PITTSFIELD -- Efforts to secure a new city police station will take a milestone step with a feasibility study of building options and costs.
The city is advertising for vendor proposals for the study, which was budgeted at up to $30,000. The proposals must be submitted to the Purchasing Department by Oct. 3.
"This is a preliminary step, but a concrete one," Police Chief Michael J. Wynn said Thursday. "It is the first financial commitment the city has made for this process, so it is important."
The PPD has been struggling to operate within a cramped, 74-year-old police station on Allen Street that has been identified for replacement for a number of years. At present, there are no apparent federal or state grant sources to cover the multimillion dollar cost of a modern police facility, but officials last year began building support, lobbying lawmakers and planning for such a project.
Wynn said the feasibility study would address the department's needs, the costs of construction, as well as the cost of building on city-owned land or on a privately owned site.

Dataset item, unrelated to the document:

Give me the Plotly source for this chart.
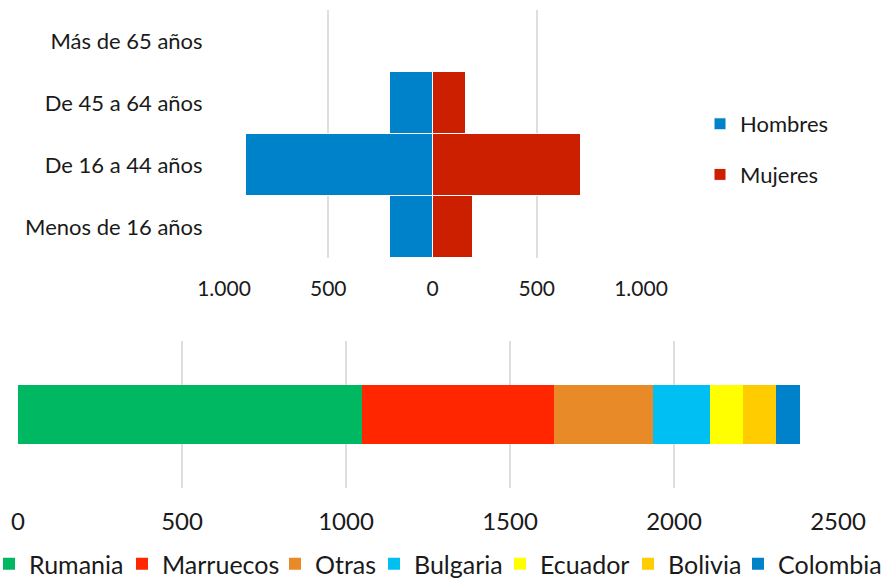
import plotly.graph_objects as go

# ---- Data ----
age_groups = ["Menos de 16 años", "De 16 a 44 años", "De 45 a 64 años", "Más de 65 años"]
hombres = [205, 895, 202, 3]
mujeres = [195, 710, 161, 9]

pyr_tickvals = [-1000, -500, 0, 500, 1000]
pyr_ticktext = ["1.000", "500", "0", "500", "1.000"]

countries = ["Rumania", "Marruecos", "Otras", "Bulgaria", "Ecuador", "Bolivia", "Colombia"]
country_values = [1049, 585, 303, 173, 100, 100, 73]
country_colors = ["#00B862", "#FF2600", "#E98A28", "#00BFF3", "#FFFF00", "#FFCC00", "#0082CA"]

bottom_tickvals = [0, 500, 1000, 1500, 2000, 2500]

W, H = 888, 578
FONT = "Lato"

fig = go.Figure()

# Pyramid
fig.add_trace(go.Bar(
    y=age_groups, x=[-v for v in hombres], orientation="h", name="Hombres",
    marker=dict(color="#0082CA", line=dict(color="white", width=1)),
    width=1, xaxis="x", yaxis="y", legend="legend", legendgroup="h",
    customdata=hombres, hovertemplate="%{y}: %{customdata}<extra>Hombres</extra>",
))
fig.add_trace(go.Bar(
    y=age_groups, x=mujeres, orientation="h", name="Mujeres",
    marker=dict(color="#CC1F00", line=dict(color="white", width=1)),
    width=1, xaxis="x", yaxis="y", legend="legend", legendgroup="m",
))

# Stacked bar, one legend per country so entries sit where the reference puts them
legend_x_px = [-11, 122, 275, 374, 500, 628, 738]
for i, (name, val, col) in enumerate(zip(countries, country_values, country_colors)):
    fig.add_trace(go.Bar(
        y=[0], x=[val], orientation="h", name=name,
        marker=dict(color=col, line=dict(width=0)),
        width=0.4, xaxis="x2", yaxis="y2", legend=f"legend{i + 2}",
    ))

grid = "#DEDEDE"
layout = dict(
    width=W, height=H,
    margin=dict(l=0, r=0, t=0, b=0, autoexpand=False),
    paper_bgcolor="white", plot_bgcolor="white",
    barmode="relative", bargap=0,
    font=dict(family=FONT, color="#1a1a1a", size=22),
    xaxis=dict(
        domain=[224 / W, 641 / W], range=[-1000, 1000],
        tickvals=pyr_tickvals, ticktext=pyr_ticktext,
        showgrid=True, gridcolor=grid, gridwidth=2, zeroline=False,
        showline=False, ticks="outside", ticklen=12, tickcolor="rgba(0,0,0,0)",
        tickfont=dict(size=21), anchor="y", fixedrange=True, automargin=False,
    ),
    yaxis=dict(
        domain=[1 - 258 / H, 1 - 10 / H],
        categoryorder="array", categoryarray=age_groups,
        showgrid=False, zeroline=False, showline=False,
        ticks="outside", ticklen=16, tickcolor="rgba(0,0,0,0)",
        tickfont=dict(size=22), anchor="x", fixedrange=True, automargin=False,
    ),
    xaxis2=dict(
        domain=[18 / W, 838 / W], range=[0, 2500],
        tickvals=bottom_tickvals,
        showgrid=True, gridcolor=grid, gridwidth=2, zeroline=False,
        showline=False, ticks="outside", ticklen=12, tickcolor="rgba(0,0,0,0)",
        tickfont=dict(size=24), anchor="y2", fixedrange=True, automargin=False,
    ),
    yaxis2=dict(
        domain=[1 - 488 / H, 1 - 341 / H], range=[-0.5, 0.5],
        showticklabels=False, showgrid=False, zeroline=False, showline=False,
        anchor="x2", fixedrange=True, automargin=False,
    ),
    legend=dict(
        x=700 / W, y=1 - 103 / H, xanchor="left", yanchor="top",
        font=dict(size=22), tracegroupgap=19, bgcolor="rgba(0,0,0,0)",
        orientation="v",
    ),
)
for i, lx in enumerate(legend_x_px):
    layout[f"legend{i + 2}"] = dict(
        x=lx / W, y=1 - 564 / H, xanchor="left", yanchor="middle",
        orientation="h", font=dict(size=25), bgcolor="rgba(0,0,0,0)",
    )
fig.update_layout(**layout)

fig.write_html(
    "out.html",
    config={"displayModeBar": False},
    post_script="document.body.style.margin='0px';document.body.style.overflow='hidden';",
)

Options to be considered, he said, would be a new police station or a combination public safety facility with police, the fire department and emergency management operations. Potential sites in the city also will be reviewed.

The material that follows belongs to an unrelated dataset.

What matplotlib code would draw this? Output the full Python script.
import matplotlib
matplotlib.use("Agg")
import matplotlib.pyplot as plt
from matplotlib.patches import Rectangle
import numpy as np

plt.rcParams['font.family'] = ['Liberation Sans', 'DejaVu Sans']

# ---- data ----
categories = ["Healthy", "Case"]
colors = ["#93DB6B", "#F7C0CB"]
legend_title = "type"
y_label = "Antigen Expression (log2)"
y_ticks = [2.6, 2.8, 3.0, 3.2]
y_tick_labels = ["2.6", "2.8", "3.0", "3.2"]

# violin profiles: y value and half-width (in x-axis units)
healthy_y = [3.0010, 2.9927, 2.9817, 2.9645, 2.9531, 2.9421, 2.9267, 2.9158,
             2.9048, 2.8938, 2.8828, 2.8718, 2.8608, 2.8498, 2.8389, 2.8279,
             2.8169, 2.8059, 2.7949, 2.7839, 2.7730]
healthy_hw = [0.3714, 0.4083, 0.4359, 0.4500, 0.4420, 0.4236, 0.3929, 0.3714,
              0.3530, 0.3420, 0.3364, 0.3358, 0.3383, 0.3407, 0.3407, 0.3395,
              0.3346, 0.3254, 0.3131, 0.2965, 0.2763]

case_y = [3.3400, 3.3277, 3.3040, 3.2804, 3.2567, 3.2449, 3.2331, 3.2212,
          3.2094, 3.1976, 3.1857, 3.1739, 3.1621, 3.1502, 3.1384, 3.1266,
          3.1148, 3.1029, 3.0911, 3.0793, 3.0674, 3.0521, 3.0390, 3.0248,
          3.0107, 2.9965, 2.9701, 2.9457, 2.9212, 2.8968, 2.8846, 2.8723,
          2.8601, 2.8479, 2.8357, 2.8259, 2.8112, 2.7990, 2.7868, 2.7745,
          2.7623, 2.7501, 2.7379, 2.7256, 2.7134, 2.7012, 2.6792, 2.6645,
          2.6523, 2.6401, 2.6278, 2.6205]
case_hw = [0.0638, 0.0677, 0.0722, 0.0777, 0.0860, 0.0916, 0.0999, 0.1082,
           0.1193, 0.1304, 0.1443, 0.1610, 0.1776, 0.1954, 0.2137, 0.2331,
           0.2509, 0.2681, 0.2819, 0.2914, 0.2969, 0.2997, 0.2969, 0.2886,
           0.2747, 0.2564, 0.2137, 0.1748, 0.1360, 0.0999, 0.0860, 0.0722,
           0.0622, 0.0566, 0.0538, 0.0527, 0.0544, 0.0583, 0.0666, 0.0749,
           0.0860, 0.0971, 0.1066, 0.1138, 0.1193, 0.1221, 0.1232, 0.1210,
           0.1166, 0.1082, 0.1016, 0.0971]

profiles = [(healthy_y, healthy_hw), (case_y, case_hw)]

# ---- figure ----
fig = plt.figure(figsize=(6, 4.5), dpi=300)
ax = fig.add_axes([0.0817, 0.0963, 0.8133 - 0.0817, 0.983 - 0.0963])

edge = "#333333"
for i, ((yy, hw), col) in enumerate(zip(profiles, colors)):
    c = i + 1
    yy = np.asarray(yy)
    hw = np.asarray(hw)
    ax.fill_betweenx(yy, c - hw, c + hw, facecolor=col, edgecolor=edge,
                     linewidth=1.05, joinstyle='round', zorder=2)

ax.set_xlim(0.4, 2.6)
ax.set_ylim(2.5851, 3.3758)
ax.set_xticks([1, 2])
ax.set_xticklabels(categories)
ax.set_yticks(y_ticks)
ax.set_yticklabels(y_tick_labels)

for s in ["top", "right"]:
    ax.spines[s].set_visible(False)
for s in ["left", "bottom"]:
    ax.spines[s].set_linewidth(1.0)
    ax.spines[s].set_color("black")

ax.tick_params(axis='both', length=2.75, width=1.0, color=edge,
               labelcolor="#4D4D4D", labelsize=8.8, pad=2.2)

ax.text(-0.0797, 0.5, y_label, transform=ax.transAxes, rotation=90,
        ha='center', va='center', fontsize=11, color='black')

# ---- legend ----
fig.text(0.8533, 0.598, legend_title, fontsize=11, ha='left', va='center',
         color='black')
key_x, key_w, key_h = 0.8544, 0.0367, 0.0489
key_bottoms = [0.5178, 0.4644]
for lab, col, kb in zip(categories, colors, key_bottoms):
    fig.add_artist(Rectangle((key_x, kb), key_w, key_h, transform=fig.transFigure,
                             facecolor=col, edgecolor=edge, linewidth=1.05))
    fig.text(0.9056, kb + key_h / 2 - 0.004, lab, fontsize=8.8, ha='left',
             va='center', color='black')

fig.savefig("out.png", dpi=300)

He said the length and exact parameters of the feasibility study would be worked out in the eventual contract with the vendor.
"This is really a huge step," said Katie Roucher, a member of the Police Advisory Committee. "It's awesome. This is something that is so badly needed."
One of the chief's goals in reviving the citizen-led advisory committee was to help build support for a new police station, Roucher said. The group has prepared a packet detailing problems with the current headquarters and sent it to state and federal legislators and other officials.
"This really gets the ball rolling," she said. "We will stay on the people in Washington and see what happens."
Wynn, Bianchi and Berkshire County Sheriff Thomas Bowler led U.S. Sen. Edward Markey on a tour of the station in late August and previously have discussed its condition with U.S. Rep. Richard Neal.
Problems cited in the 39 Allen St. structure include narrow hallways, a lack of space for the size of the force and for modern police equipment and procedures; a prisoner cell block the chief has said he fears might one day fail its annual inspection.
There also are Americans with Disabilities Act access issues and a lack of accommodations for female officers, which were not planned for when the building was constructed. There also is insufficient space to privately interview victims of crime or anyone being questioned or detained, Wynn has said.
During the recent tour, Markey said he felt he was in a time warp and back in a late 1930s police station.
The police department in 1939 had 60 officers, five reserves, a matron and no female officers, according to statistics supplied by the chief. It has 117 police and civilian employees today.
The garage and areas around the station also are outmoded, police officials have said. There now are 40 police vehicles, compared to 14 in 1939.